A partir de là, si le Journal du dingue malade est un document historique, ce dont je ne suis pas entièrement convaincu, mais admettons, admettons -- était-il nécessaire d'en proposer une édition ATTRAYANTE ? Et de la proposer à prix (relativement) bas compte tenu du nombre de pages, le tout juste au moment des achats de Noël ? Je ne trouve pas immonde que Tallandier et les autres gagnent de l'argent. Je trouve immoral qu'il en gagnent avec Goebbels et surtout qu'ils présentent Goebbels comme -- comment dire ? -- un repas de fête ! Un cadeau ! Je tiens qu'une édition brochée toute simple, sous une couverture typographique, aurait suffi, ainsi qu'un lancement (ah, ce terme, déjà !) plus discret, en une période où tout ne vaut pas tout. Car on sait bien qu'à Noël, tout vaut tout et que, dans la fièvre consumériste qui s'empare de nos concitoyens en ces jours, on achète absolument n'importe quoi (surtout dans les dernières heures) parce qu'il faut offrir quelque chose à oncle Jules et que tante Irma : "Mon Dieu, qu'est-ce qu'on va lui prendre ?". Tallandier vogue sur ces flots-là (en novlangue : Tallandier surfe sur cette vague).

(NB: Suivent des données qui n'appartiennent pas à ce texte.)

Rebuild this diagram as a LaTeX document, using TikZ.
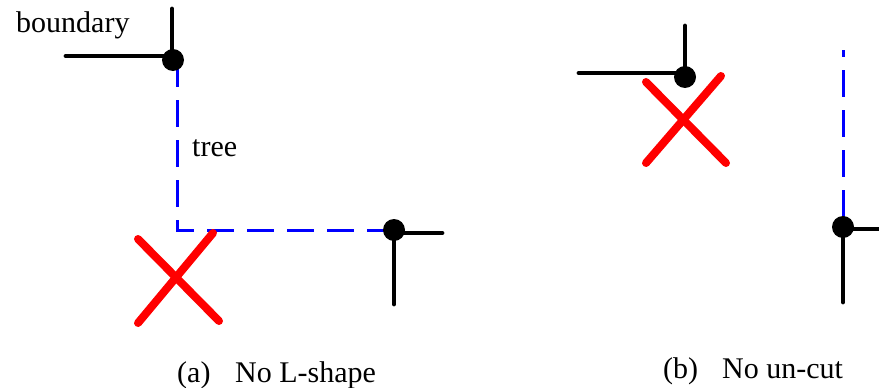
\documentclass[tikz,border=0pt]{standalone}
\usepackage{fontspec}
\setmainfont{Liberation Serif}
\begin{document}
\begin{tikzpicture}[x=1pt,y=-1pt,
  bnd/.style={line width=4.8pt, line cap=round},
  treeline/.style={blue, line width=3pt, dash pattern=on 27pt off 13pt},
  cross/.style={red, line width=8pt, line cap=round},
  dot/.style={circle, fill=black, inner sep=0pt, minimum size=22pt},
  lbl/.style={font=\fontsize{30}{36}\selectfont, anchor=base west, inner sep=0pt}]
\useasboundingbox (0,0) rectangle (879,388);

% ---------- panel (a) ----------
\coordinate (a1up) at (172,9);
\coordinate (a1left) at (66,56);
\coordinate (a1tree) at (177,60);
\coordinate (acorner) at (177,230);
\coordinate (a2right) at (442,233);
\coordinate (a2down) at (394,304);
\coordinate (axa) at (138,323);
\coordinate (axb) at (213,233);
\coordinate (axc) at (138,239);
\coordinate (axd) at (219,321);

\draw[treeline] (a1tree) -- (acorner) -- (394,230);
\draw[bnd] (a1up) -- (172,60);
\draw[bnd] (a1left) -- (173,56);
\draw[bnd] (394,233) -- (a2right);
\draw[bnd] (394,230) -- (a2down);
\node[dot] (d1) at (173,60) {};
\node[dot] (d2) at (394,230) {};
\draw[cross] (axa) -- (axb);
\draw[cross] (axc) -- (axd);

\node[lbl] (boundary) at (16,32) {boundary};
\node[lbl] (tree) at (192,156) {tree};
\node[lbl] (capa) at (177,382) {(a)};
\node[lbl] (capatext) at (235,382) {No L-shape};

% ---------- panel (b) ----------
\coordinate (b1up) at (685,26);
\coordinate (b1left) at (579,73);
\coordinate (btop) at (843,50);
\coordinate (b2right) at (881,229);
\coordinate (b2down) at (843,302);
\coordinate (bxa) at (646,163);
\coordinate (bxb) at (721,76);
\coordinate (bxc) at (646,82);
\coordinate (bxd) at (726,163);

\draw[treeline, dash phase=20pt] (btop) -- (843,227);
\draw[bnd] (b1up) -- (685,77);
\draw[bnd] (b1left) -- (685,73);
\draw[bnd] (843,229) -- (b2right);
\draw[bnd] (843,227) -- (b2down);
\node[dot] (d3) at (685,77) {};
\node[dot] (d4) at (843,227) {};
\draw[cross] (bxa) -- (bxb);
\draw[cross] (bxc) -- (bxd);

\node[lbl] (capb) at (663,378) {(b)};
\node[lbl] (capbtext) at (722,378) {No un-cut};
\end{tikzpicture}
\end{document}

Écrit par : Jacques Layani | dimanche, 27 novembre 2005

Mouais, tu avoueras qu'il faudrait quand même être singulièrement atteint pour offrir le journal de Goebbels en cadeau à la vieille tante Marthe ou au cousin Gérard !

Quant au nazisme en tant que "fait historique pas "comme un autre", on ne va pas ergoter sur l'épistémologie ici, d'autant que notre dialogue a l'air d'avoir fait fuir tes amis, mais il faudrait déjà se mettre d'accord sur ce qu'est un "fait historique", et sur le fait qu'il y ait, ou non, potentiellement des "faits historique" de nature égale, et là, on y est encore demain matin.

Pour ce qui est de l'amoralité (plus que de l'immoralité) des éditeurs... cf. ce que je disais plus haut : leur métier est de gagner de l'argent, pas de faire de l'éthique, même si on peut le regretter. Dès lors, pourquoi s'en étonner ?
Ou alors, tu as tout à coup une singulière bonté à l'égard de la partie commerçante du genre humain, qui me surprend de ta part.

Écrit par : Fanny | dimanche, 27 novembre 2005

J'ai surtout beaucoup de patience envers toi, belle fourmi. :-))

Notre dialogue n'a fait fuir personne, voyons.

Écrit par : Jacques Layani | dimanche, 27 novembre 2005

Il est au contraire assez passionnant ! Je pense, Jacques, que rien ne doit rester caché, qu'il ne sert à rien de manipuler doucement, pour reprendre vos temes, de la tourbe ou une grenade qui explosera et/ou salira de toutes façons. Les propos d'un acteur de l'Histoire, même s'il s'agit d'un bourreau, de Goebbels à Pol Pot, ne doivent pas être tabous ni se parer de l'attrait du fruit défendu ; ils conservent de plus toujours un intérêt, qu'il soit historique, sociologique, littéraire, psychanalytique, politique etc...
Maintenant, vous avez tout à fait raison de souligner que le Nazisme est devenu un marché à part entière, choquant et morbide à souhait, car il est vrai que le sexe cru d'Angot ou de Millet, ça va cinq minutes (mettons deux-tois ans) et qu'il faut ensuite passer à plus corsé. N'attendons pas des commerçants de l'éthique.